8 August 2017 meeting
- [45]It is common ground that this meeting occurred. It was the first occasion that Mr Poulus and Mr Pignata had met each other. Dameon Langdon was also present. Mr Pignata had known Mr Langdon since approximately 2012. Mr Langdon had expertise in earthmoving and landscaping equipment and had previously done some work for Mr Pignata.
- [46]It is not in dispute that the reason for this meeting was to ascertain Mr Pignata’s preparedness to take over as the lessee of the plaintiff’s land and to operate a sand mining business on it. There was a discussion about the fact that the previous tenant owed approximately $50,000 to the plaintiff. There was also a discussion about the payment of royalties for the initial three months of the lease. Mr Poulus gave evidence that Mr Pignata mentioned that it was going to be difficult to get the sand mining operations up and running and that it was in response to this that he offered the deferral of royalty payments for the first three months of the lease. It was Mr Pignata’s recollection that Mr Poulus made this offer after he enquired as to whether Mr Poulus would be prepared to agree to the defendant not paying any royalties for the first three months of the lease. It is unsurprising that neither Mr Poulus nor Mr Pignata had a perfect recollection of the details of the conversation that occurred some three and a half years earlier. In my view it is not necessary to resolve this factual dispute as nothing turns on it.
- [47]The totality of the evidence about this issue is somewhat vague. There is no evidence about Mr Pignata’s or Mr Langdon’s response to this suggested approach to the payment of the royalties for the initial three months, or any discussion about how they would be deferred, or the time period over which they would be deferred. This is in circumstances where the plaintiff bears the onus of proof to establish this pleaded oral agreement.
- [48]I am not persuaded that the evidence about this issue gives rise to a valid and enforceable collateral agreement. For such an agreement to exist there needs to be a promise made prior to the execution of the contract and it needs to be in consideration of the party’s entry into the contract. In The Law of Contract[25] Professors Greig and Davis, described a collateral contract in the following way:
“The theory was that an oral promise was made in consideration of the promisee entering into the main written agreement. It constituted a unilateral contract which bound the promisor to honour his promise if the promisee performed the designated act (that is, entered into the main contract). This separate, or collateral, contract was binding. Evidence could be given of its existence because it was distinct from the principal contract contained in the written document.”[26]

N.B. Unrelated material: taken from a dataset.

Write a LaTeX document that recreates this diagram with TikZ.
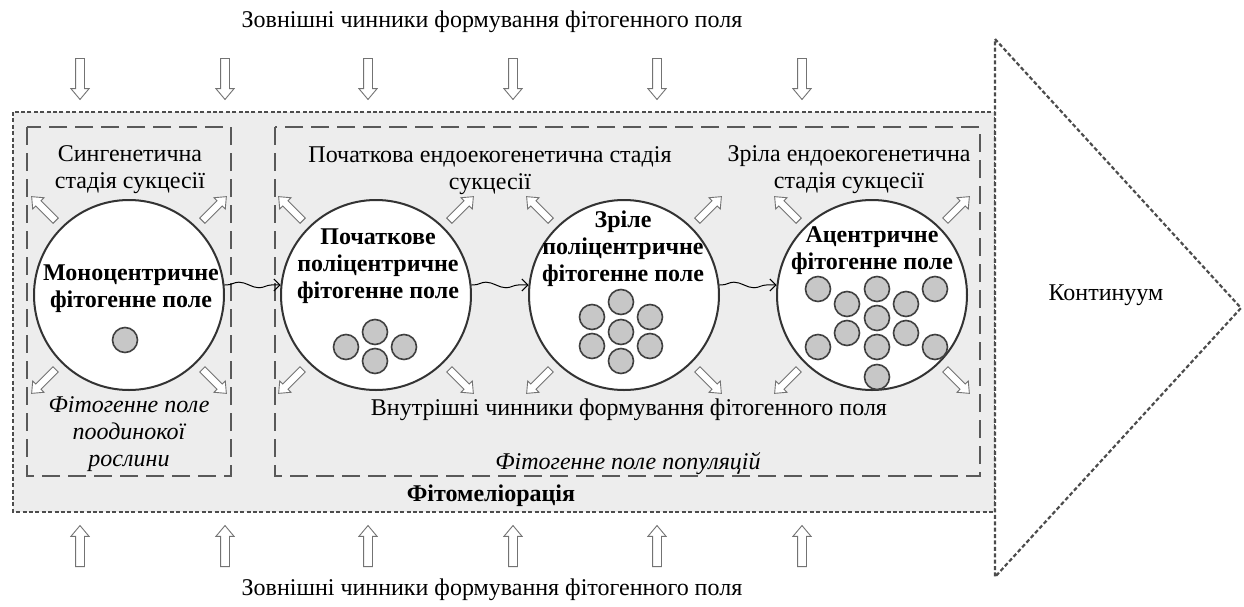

- [49]The defendant asserts that the alleged collateral contract constitutes a breach of clause 11.10 of the lease by the plaintiff, because its terms are not part of the entire terms embodied in and constituted by the lease. This clause reads as follows:
“The covenants and provisions contained in this Lease expressly or by statutory implication cover and compromise the whole of the agreement between the parties hereto in connection with the leasing of the Demised Land and it is expressly agreed and declared that no further or other covenants or provisions whether in respect of the Demised Land or otherwise shall be deemed to be implied herein or to arise between the parties hereto by way of collateral or other agreement by reason of any promise, representation, warranty or undertaking given or made by any party hereto to another on or prior to the execution hereof and the continuance of any such implication or collateral or other agreement is hereby expressly negatived.”
- [50]Where parties enter into a written agreement and the execution of it is not contested, they will generally be held to the obligations that they have assumed by that agreement unless relief is afforded by some legal or equitable principle applicable to the case.[27]
- [51]In my view, the ordinary meaning of clause 11.10 is that the lease embodies the entire understanding of the parties and constitutes the entire terms agreed in relation to the leasing of the plaintiff’s land to the defendant for sand mining operations. The parties have agreed, as a matter of contract to an entire agreement clause. The lease supersedes any prior agreement between the parties and this expressly extends to a collateral contract. The existence of this clause in the lease means that if a party was to depart from this promise that it constitutes a breach of contract. In short, in my view clause 11.10 expressly excludes a collateral contract and is an effective answer to the plaintiff’s claim in this regard.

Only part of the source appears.